1740-09-06, de Frederick II, king of Prussia à Voltaire [François Marie Arouet].

Mon cher Voltaire, Il faut malgré que j'en ai Céder à la fièvre quarte plus tenace qu'un Janceniste; et quelque envie que j'aye eu d'allér à Anvers et Bruxelles je ne me vois pas en état d'entreprendre pareil Voyage sans risque.

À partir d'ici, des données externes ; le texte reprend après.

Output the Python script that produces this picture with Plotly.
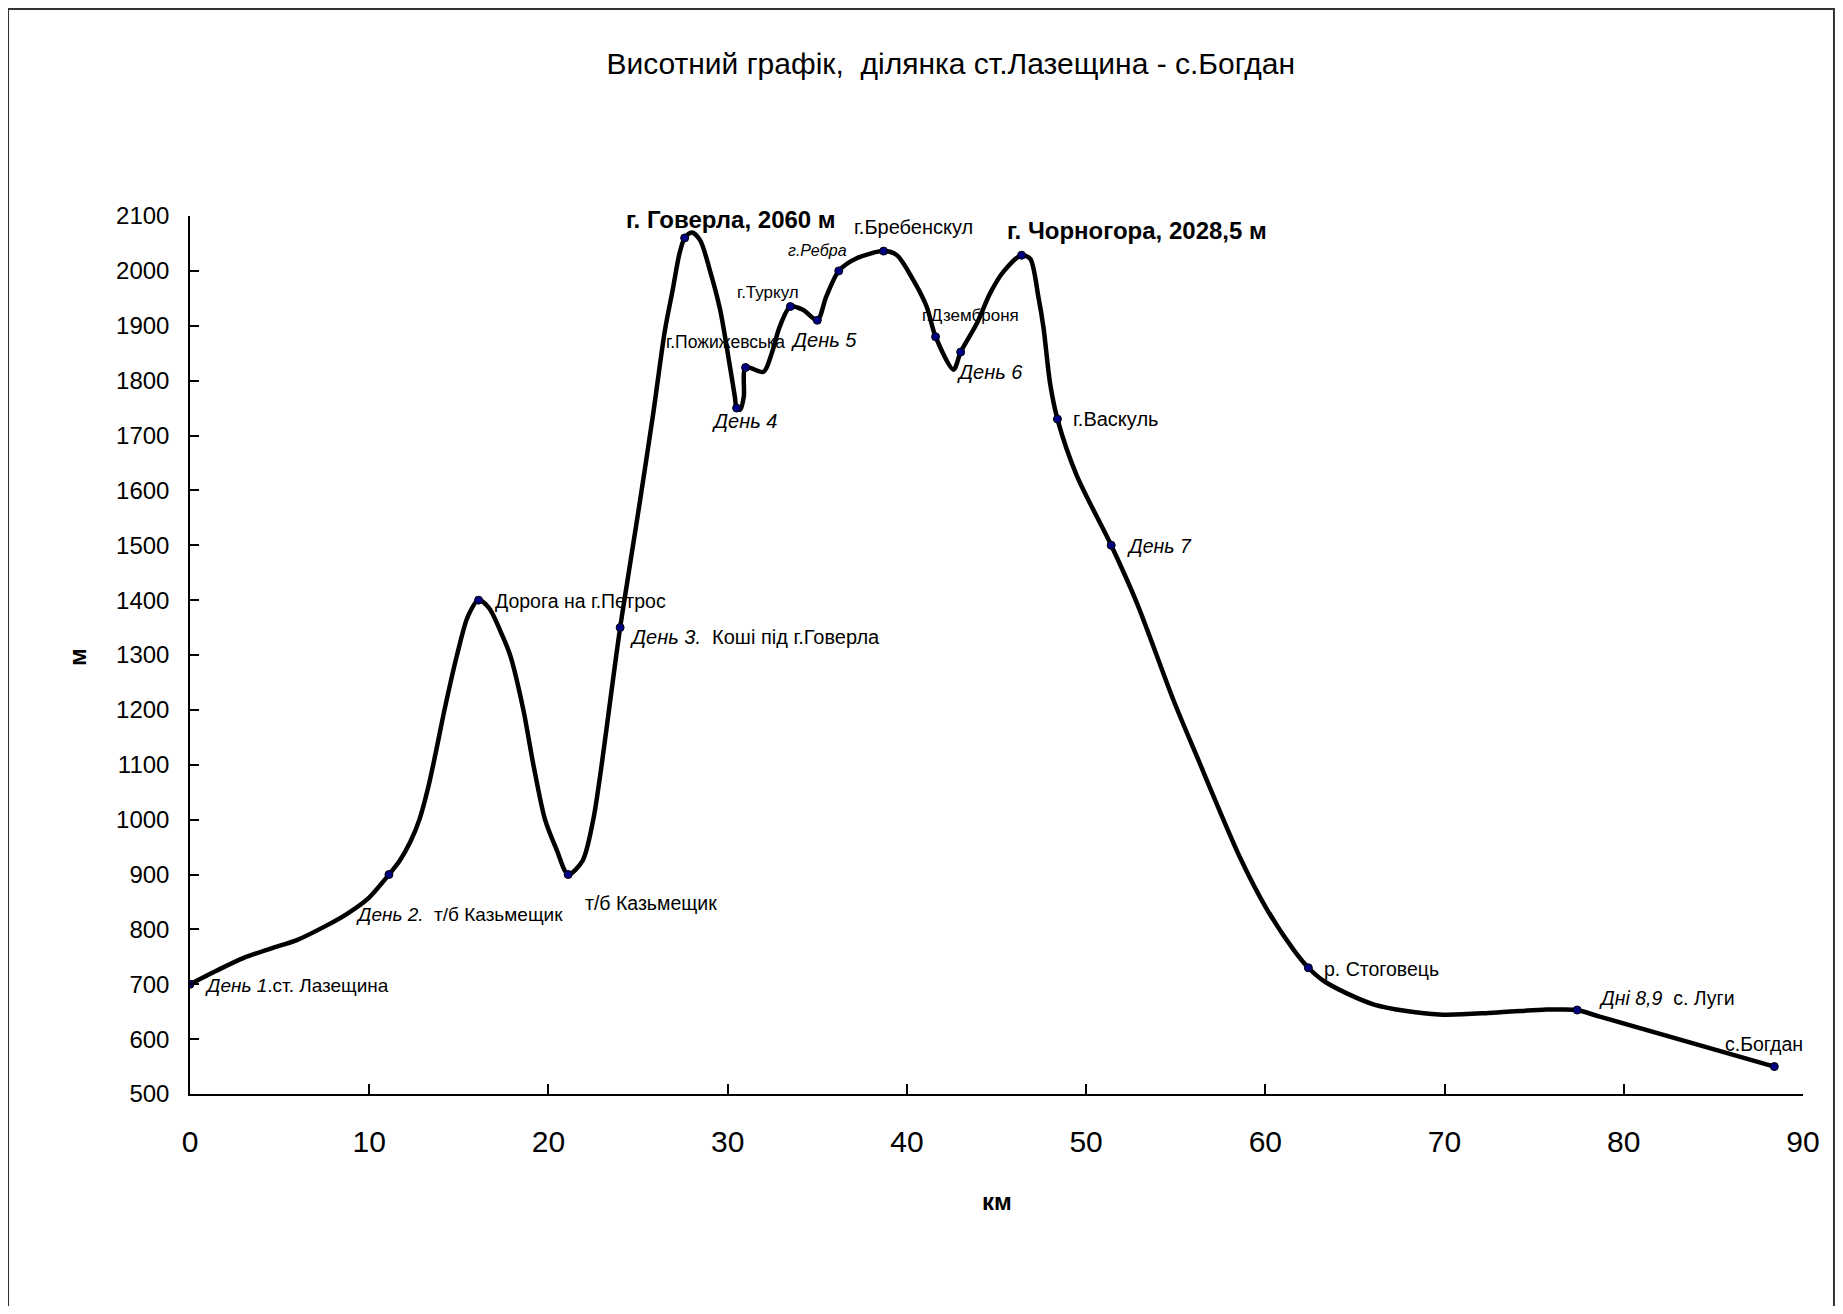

J'ai donc à Vous proposér si Le Chemein de Bruxelles à Cleves ne vous paroitrait pas trop Long pour me joindre, c'est L'unique moyein de Vous voir qui me Reste. Avouéz que je suis bien malheureux, car àprésent que je puis disposér de Ma personne et que rien ne m'empêchoit de Vous Voir, la fièvre s'en melle et paroit avoir desein de me disputér cette satisfaction. Trompons la fièvre mon cher Voltere et que j'aye Dumoins le plaisir de vous ambrassér. Faites bien mes excuses à La Marquise de ce que je ne peu avoir la satisfaction de la Voir à Bruxelles, tout ceux qui m'aprochent Conoisent L'intention dans laquelle j'étois et il n'y avoit Certenement que La fièvre quarte qui pût me La faire changér.

Je Serai Dimanche à un petit endroit proche de Cleve où je pourai vous posedér véritablement à mon aisse. Si Votre Vision ne me guérit je me confese tout de suite. Adieu, Vous Conoiséz mes sentimens et mon coeur.